But hey, if we have to pretend it didn't happen at all in order to quit doing it, cool.

No fault, nolo contendere, seal the court records -- done.

Posted by: John Emerson | Jan 24, 2005 6:38:05 PM

John, I completely agree about the labor thing. Lots of folks on our side just don't get it. So you're right that anti-abortion Dems have to keep a lower profile. And Petey, I think we're in agreement as well on the "jujitsu" thing. The Dems need to learn to get credit for their big tent--the GOP hasn't given any pro-choicer a national role as powerful as Reid's (see also the public humiliation of Specter). So I am not sure that there is any problem other than one of perception here; we feel like a smaller tent, because everyone keeps saying we are.
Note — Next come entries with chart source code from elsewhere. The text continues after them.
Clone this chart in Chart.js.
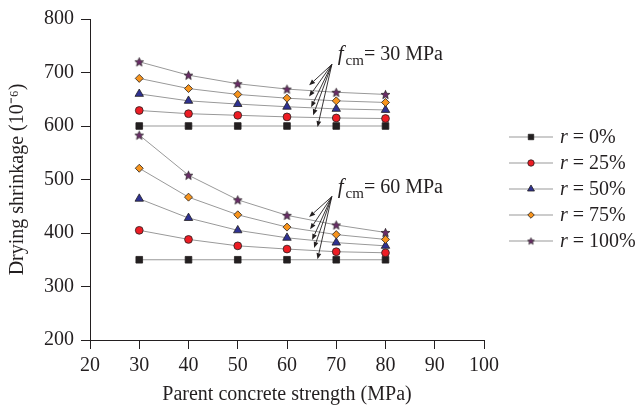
<!DOCTYPE html>
<html>
<head>
<meta charset="utf-8">
<script src="https://cdn.jsdelivr.net/npm/chart.js@4.4.0/dist/chart.umd.min.js"></script>
<style>
  html, body { margin: 0; padding: 0; background: #ffffff; }
  #wrap { width: 640px; height: 410px; }
</style>
</head>
<body>
<div id="wrap"><canvas id="c" width="640" height="410"></canvas></div>
<script>
// ---- Data ----
const strength = [30, 40, 50, 60, 70, 80];           // parent concrete strength (MPa)
const rLabels = ['0%', '25%', '50%', '75%', '100%'];  // replacement ratio r
const xTicks = [20, 30, 40, 50, 60, 70, 80, 90, 100];
const yTicks = [200, 300, 400, 500, 600, 700, 800];

// f_cm = 30 MPa
const fcm30_r0   = [600, 600, 600, 600, 600, 600];
const fcm30_r25  = [629, 623, 620, 617, 615, 614];
const fcm30_r50  = [660, 647, 641, 636, 632, 630];
const fcm30_r75  = [689, 670, 659, 652, 647, 644];
const fcm30_r100 = [720, 695, 679, 669, 663, 659];

// f_cm = 60 MPa
const fcm60_r0   = [350, 350, 350, 350, 350, 350];
const fcm60_r25  = [405, 388, 376, 370, 365, 363];
const fcm60_r50  = [464, 428, 405, 391, 382, 376];
const fcm60_r75  = [521, 467, 434, 411, 397, 388];
const fcm60_r100 = [583, 508, 462, 433, 415, 401];

const annotationTexts = ['30 MPa', '60 MPa'];

// ---- Styles ----
const markerFill = ['#231f20', '#ed1c24', '#2e3192', '#f7941d', '#6a2c68'];
const markerStyle = ['rect', 'circle', 'triangle', 'rectRot', 'star5'];
const markerRadius = [4.7, 3.9, 4.9, 4.0, 4.0];
const lineColor = '#999999';
const serif = "'Liberation Serif', 'Times New Roman', serif";

function makeStar(r, fill, stroke) {
  const s = Math.ceil(2 * r + 3);
  const cv = document.createElement('canvas');
  cv.width = s; cv.height = s;
  const g = cv.getContext('2d');
  const cx = s / 2, cy = s / 2 + r * 0.1;
  g.beginPath();
  for (let i = 0; i < 10; i++) {
    const rr = i % 2 === 0 ? r : r * 0.45;
    const a = -Math.PI / 2 + i * Math.PI / 5;
    const px = cx + rr * Math.cos(a), py = cy + rr * Math.sin(a);
    if (i === 0) g.moveTo(px, py); else g.lineTo(px, py);
  }
  g.closePath();
  g.fillStyle = fill; g.fill();
  g.lineWidth = 0.7; g.strokeStyle = stroke; g.stroke();
  return cv;
}

const starBig = makeStar(markerRadius[4] + 0.6, markerFill[4], '#231f20');
const starSmall = makeStar(3.6, markerFill[4], '#231f20');

const groups = [
  [fcm30_r0, fcm30_r25, fcm30_r50, fcm30_r75, fcm30_r100],
  [fcm60_r0, fcm60_r25, fcm60_r50, fcm60_r75, fcm60_r100]
];

const datasets = [];
groups.forEach((grp, gi) => {
  grp.forEach((vals, k) => {
    datasets.push({
      label: 'r = ' + rLabels[k],
      data: strength.map((x, i) => ({ x: x, y: vals[i] })),
      borderColor: lineColor,
      borderWidth: 1,
      backgroundColor: markerFill[k],
      pointBackgroundColor: markerFill[k],
      pointBorderColor: '#231f20',
      pointBorderWidth: 0.8,
      pointStyle: markerStyle[k] === 'star5' ? starBig : markerStyle[k],
      pointRadius: markerRadius[k],
      pointHoverRadius: markerRadius[k],
      tension: 0,
      fill: false,
      order: gi * 5 + (4 - k)
    });
  });
});

// annotation geometry in data coordinates (apex, text anchor, arrow tips)
const annotations = [
  { text: annotationTexts[0], textAt: [70.3, 724], apex: [69.1, 715],
    tips: [[64.5, 676], [64.5, 655], [64.9, 635], [65.3, 620], [66.2, 598]] },
  { text: annotationTexts[1], textAt: [70.3, 474], apex: [69.1, 468],
    tips: [[64.5, 430], [64.7, 407], [65.1, 387], [65.5, 372], [66.2, 351]] }
];

const annotationPlugin = {
  id: 'fcmAnnotations',
  afterDatasetsDraw(chart) {
    const ctx = chart.ctx, xs = chart.scales.x, ys = chart.scales.y;
    ctx.save();
    annotations.forEach(a => {
      const ax = xs.getPixelForValue(a.apex[0]), ay = ys.getPixelForValue(a.apex[1]);
      ctx.strokeStyle = '#231f20';
      ctx.fillStyle = '#231f20';
      ctx.lineWidth = 0.9;
      a.tips.forEach(t => {
        const tx = xs.getPixelForValue(t[0]), ty = ys.getPixelForValue(t[1]);
        const ang = Math.atan2(ty - ay, tx - ax);
        const len = 6, w = 2.4;
        const bx = tx - len * Math.cos(ang), by = ty - len * Math.sin(ang);
        ctx.beginPath();
        ctx.moveTo(ax, ay); ctx.lineTo(bx, by); ctx.stroke();
        ctx.beginPath();
        ctx.moveTo(tx, ty);
        ctx.lineTo(bx + w * Math.sin(ang), by - w * Math.cos(ang));
        ctx.lineTo(bx - w * Math.sin(ang), by + w * Math.cos(ang));
        ctx.closePath(); ctx.fill();
      });
      // text: f_cm = xx MPa
      let px = xs.getPixelForValue(a.textAt[0]);
      const py = ys.getPixelForValue(a.textAt[1]);
      ctx.textBaseline = 'alphabetic';
      ctx.textAlign = 'left';
      ctx.font = 'italic 21px ' + serif;
      ctx.fillText('f', px, py);
      px += ctx.measureText('f').width + 2;
      ctx.font = '15px ' + serif;
      ctx.fillText('cm', px, py + 5);
      px += ctx.measureText('cm').width;
      ctx.font = '20px ' + serif;
      ctx.fillText('= ' + a.text, px, py);
    });
    ctx.restore();
  }
};

const legendPlugin = {
  id: 'customLegend',
  afterDraw(chart) {
    const ctx = chart.ctx, area = chart.chartArea;
    const x0 = area.right + 25, lineLen = 44, rowH = 26, y0 = 137;
    ctx.save();
    rLabels.forEach((lab, k) => {
      const y = y0 + k * rowH;
      ctx.strokeStyle = lineColor; ctx.lineWidth = 1;
      ctx.beginPath(); ctx.moveTo(x0, y); ctx.lineTo(x0 + lineLen, y); ctx.stroke();
      const mx = x0 + lineLen / 2;
      const opts = { pointStyle: markerStyle[k] === 'star5' ? starSmall : markerStyle[k],
                     radius: markerRadius[k] * 0.82, rotation: 0,
                     borderWidth: 0.8 };
      ctx.fillStyle = markerFill[k]; ctx.strokeStyle = '#231f20'; ctx.lineWidth = 0.8;
      Chart.helpers.drawPoint(ctx, opts, mx, y);
      ctx.fillStyle = '#231f20';
      ctx.textBaseline = 'middle'; ctx.textAlign = 'left';
      let tx = x0 + lineLen + 7;
      ctx.font = 'italic 20px ' + serif;
      ctx.fillText('r', tx, y + 1);
      tx += ctx.measureText('r').width + 5;
      ctx.font = '20px ' + serif;
      ctx.fillText('= ' + lab, tx, y + 1);
    });
    ctx.restore();
  }
};

Chart.defaults.font.family = serif;
Chart.defaults.color = '#231f20';

new Chart(document.getElementById('c'), {
  type: 'line',
  data: { datasets: datasets },
  options: {
    responsive: false,
    animation: false,
    layout: { padding: { top: 16, right: 156, left: 0, bottom: 0 } },
    plugins: { legend: { display: false }, tooltip: { enabled: false } },
    scales: {
      x: {
        type: 'linear', min: 20, max: 100,
        afterBuildTicks: s => { s.ticks = xTicks.map(v => ({ value: v })); },
        afterFit: s => { s.height = 70; },
        ticks: { font: { size: 20 }, padding: 5, color: '#231f20', maxRotation: 0 },
        grid: { drawOnChartArea: false, drawTicks: true, tickLength: 9, color: '#231f20', tickWidth: 1 },
        border: { color: '#231f20', width: 1 },
        title: { display: true, text: 'Parent concrete strength (MPa)', font: { size: 20 }, color: '#231f20', padding: { top: 4, bottom: 3 } }
      },
      y: {
        min: 200, max: 800,
        afterBuildTicks: s => { s.ticks = yTicks.map(v => ({ value: v })); },
        afterFit: s => { s.width = 90; },
        ticks: { font: { size: 20 }, padding: 7, color: '#231f20' },
        grid: { drawOnChartArea: false, drawTicks: true, tickLength: 9, color: '#231f20', tickWidth: 1 },
        border: { color: '#231f20', width: 1 },
        title: { display: true, text: 'Drying shrinkage (10\u207B\u2076)', font: { size: 20 }, color: '#231f20', padding: { top: 6, bottom: 0 } }
      }
    }
  },
  plugins: [annotationPlugin, legendPlugin]
});
</script>
</body>
</html>
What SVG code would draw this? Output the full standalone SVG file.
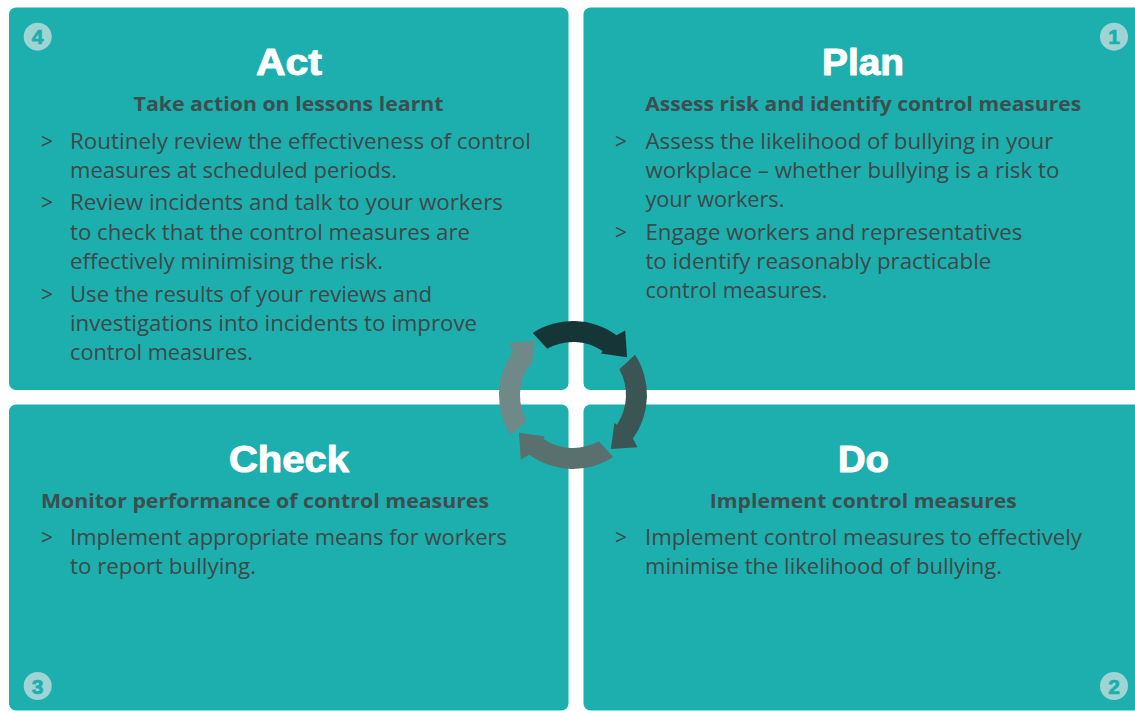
<svg xmlns="http://www.w3.org/2000/svg" xmlns:xlink="http://www.w3.org/1999/xlink" width="1135" height="711" viewBox="0 0 1135 711">
<style>
.panel{fill:#1daeae}
.h{font-family:"Liberation Sans",Arial,sans-serif;font-weight:bold;font-size:36px;fill:#ffffff;stroke:#ffffff;stroke-width:1;stroke-linejoin:round;text-anchor:middle}
.sub{font-family:"Open Sans","Liberation Sans",sans-serif;font-weight:bold;font-size:19px;fill:#3c4e4e}
.mid{text-anchor:middle}
.b{font-family:"Open Sans","Liberation Sans",sans-serif;font-size:21px;fill:#3e4848}
.num{fill:#9fd4d4}
.numt{font-family:"Liberation Sans",Arial,sans-serif;font-weight:bold;font-size:21px;fill:#1daeae;stroke:#1daeae;stroke-width:0.7;stroke-linejoin:round;text-anchor:middle}
</style>
<defs>
<path id="arr" d="M 532.70 332.94 A 74 74 0 0 1 616.50 335.13 L 625.23 330.50 L 627.07 357.14 L 600.96 353.55 L 602.64 351.06 A 53 53 0 0 0 547.31 348.65 Z"/>
</defs>
<rect width="1135" height="711" fill="#ffffff"/>

<g id="act">
<rect class="panel" x="9" y="7.5" width="559.5" height="382.5" rx="7"/>
<circle class="num" cx="37.7" cy="36.7" r="14"/>
<text class="numt" x="37.7" y="44.2">4</text>
<text class="h" x="289" y="75" textLength="66" lengthAdjust="spacingAndGlyphs">Act</text>
<text class="sub mid" x="288.6" y="111" textLength="310" lengthAdjust="spacingAndGlyphs">Take action on lessons learnt</text>
<text class="b" x="41" y="148.5">&gt;</text>
<text class="b" x="70" y="148.5" textLength="461" lengthAdjust="spacingAndGlyphs">Routinely review the effectiveness of control</text>
<text class="b" x="70" y="177.5" textLength="327" lengthAdjust="spacingAndGlyphs">measures at scheduled periods.</text>
<text class="b" x="41" y="210">&gt;</text>
<text class="b" x="70" y="210" textLength="433" lengthAdjust="spacingAndGlyphs">Review incidents and talk to your workers</text>
<text class="b" x="70" y="239.5" textLength="400" lengthAdjust="spacingAndGlyphs">to check that the control measures are</text>
<text class="b" x="70" y="268.5" textLength="313" lengthAdjust="spacingAndGlyphs">effectively minimising the risk.</text>
<text class="b" x="41" y="302">&gt;</text>
<text class="b" x="70" y="302" textLength="362" lengthAdjust="spacingAndGlyphs">Use the results of your reviews and</text>
<text class="b" x="70" y="331" textLength="407" lengthAdjust="spacingAndGlyphs">investigations into incidents to improve</text>
<text class="b" x="70" y="360" textLength="183" lengthAdjust="spacingAndGlyphs">control measures.</text>
</g>

<g id="plan">
<rect class="panel" x="583.5" y="7.5" width="560" height="382.5" rx="7"/>
<circle class="num" cx="1114" cy="36.7" r="14"/>
<text class="numt" x="1114" y="44.2">1</text>
<text class="h" x="863" y="75" textLength="82" lengthAdjust="spacingAndGlyphs">Plan</text>
<text class="sub mid" x="863.2" y="111" textLength="436" lengthAdjust="spacingAndGlyphs">Assess risk and identify control measures</text>
<text class="b" x="615" y="148.5">&gt;</text>
<text class="b" x="645.4" y="148.5" textLength="408" lengthAdjust="spacingAndGlyphs">Assess the likelihood of bullying in your</text>
<text class="b" x="645.4" y="177.5" textLength="414" lengthAdjust="spacingAndGlyphs">workplace – whether bullying is a risk to</text>
<text class="b" x="645.4" y="206.5" textLength="139" lengthAdjust="spacingAndGlyphs">your workers.</text>
<text class="b" x="615" y="239.5">&gt;</text>
<text class="b" x="645.4" y="239.5" textLength="377" lengthAdjust="spacingAndGlyphs">Engage workers and representatives</text>
<text class="b" x="645.4" y="268.5" textLength="346" lengthAdjust="spacingAndGlyphs">to identify reasonably practicable</text>
<text class="b" x="645.4" y="297.5" textLength="182" lengthAdjust="spacingAndGlyphs">control measures.</text>
</g>

<g id="check">
<rect class="panel" x="9" y="404.5" width="559.5" height="306" rx="7"/>
<circle class="num" cx="37.7" cy="686" r="14"/>
<text class="numt" x="37.7" y="693.5">3</text>
<text class="h" x="289" y="471.5" textLength="120" lengthAdjust="spacingAndGlyphs">Check</text>
<text class="sub" x="41" y="507.5" textLength="448" lengthAdjust="spacingAndGlyphs">Monitor performance of control measures</text>
<text class="b" x="41" y="545">&gt;</text>
<text class="b" x="70" y="545" textLength="437" lengthAdjust="spacingAndGlyphs">Implement appropriate means for workers</text>
<text class="b" x="70" y="574" textLength="186" lengthAdjust="spacingAndGlyphs">to report bullying.</text>
</g>

<g id="do">
<rect class="panel" x="583.5" y="404.5" width="560" height="306" rx="7"/>
<circle class="num" cx="1114" cy="686" r="14"/>
<text class="numt" x="1114" y="693.5">2</text>
<text class="h" x="863.5" y="471.5" textLength="51" lengthAdjust="spacingAndGlyphs">Do</text>
<text class="sub mid" x="863.3" y="507.5" textLength="307" lengthAdjust="spacingAndGlyphs">Implement control measures</text>
<text class="b" x="615" y="545">&gt;</text>
<text class="b" x="645" y="545" textLength="437" lengthAdjust="spacingAndGlyphs">Implement control measures to effectively</text>
<text class="b" x="645" y="574" textLength="357" lengthAdjust="spacingAndGlyphs">minimise the likelihood of bullying.</text>
</g>

<g id="connectors">
<use xlink:href="#arr" fill="#163537"/>
<use xlink:href="#arr" fill="#3b5555" transform="rotate(90 573 395)"/>
<use xlink:href="#arr" fill="#5a706f" transform="rotate(180 573 395)"/>
<use xlink:href="#arr" fill="#6f8888" transform="rotate(270 573 395)"/>
</g>
</svg>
But this a sidelight--I agree with all the stuff about labor which is the main point here. I just jump on the "small tent" thing because I think such comments can exacerbate the problem of perception.

Posted by: Matt Weiner | Jan 24, 2005 7:11:38 PM

"The ongoing union-busting in the airline industry has gone barely unmentioned"

Well, I for one am not a defender of the union practices at the incumbent airlines, nor do I wish to rig the market against new entrants or new technologies to keep those practices going. If that's what's on offer, count me out.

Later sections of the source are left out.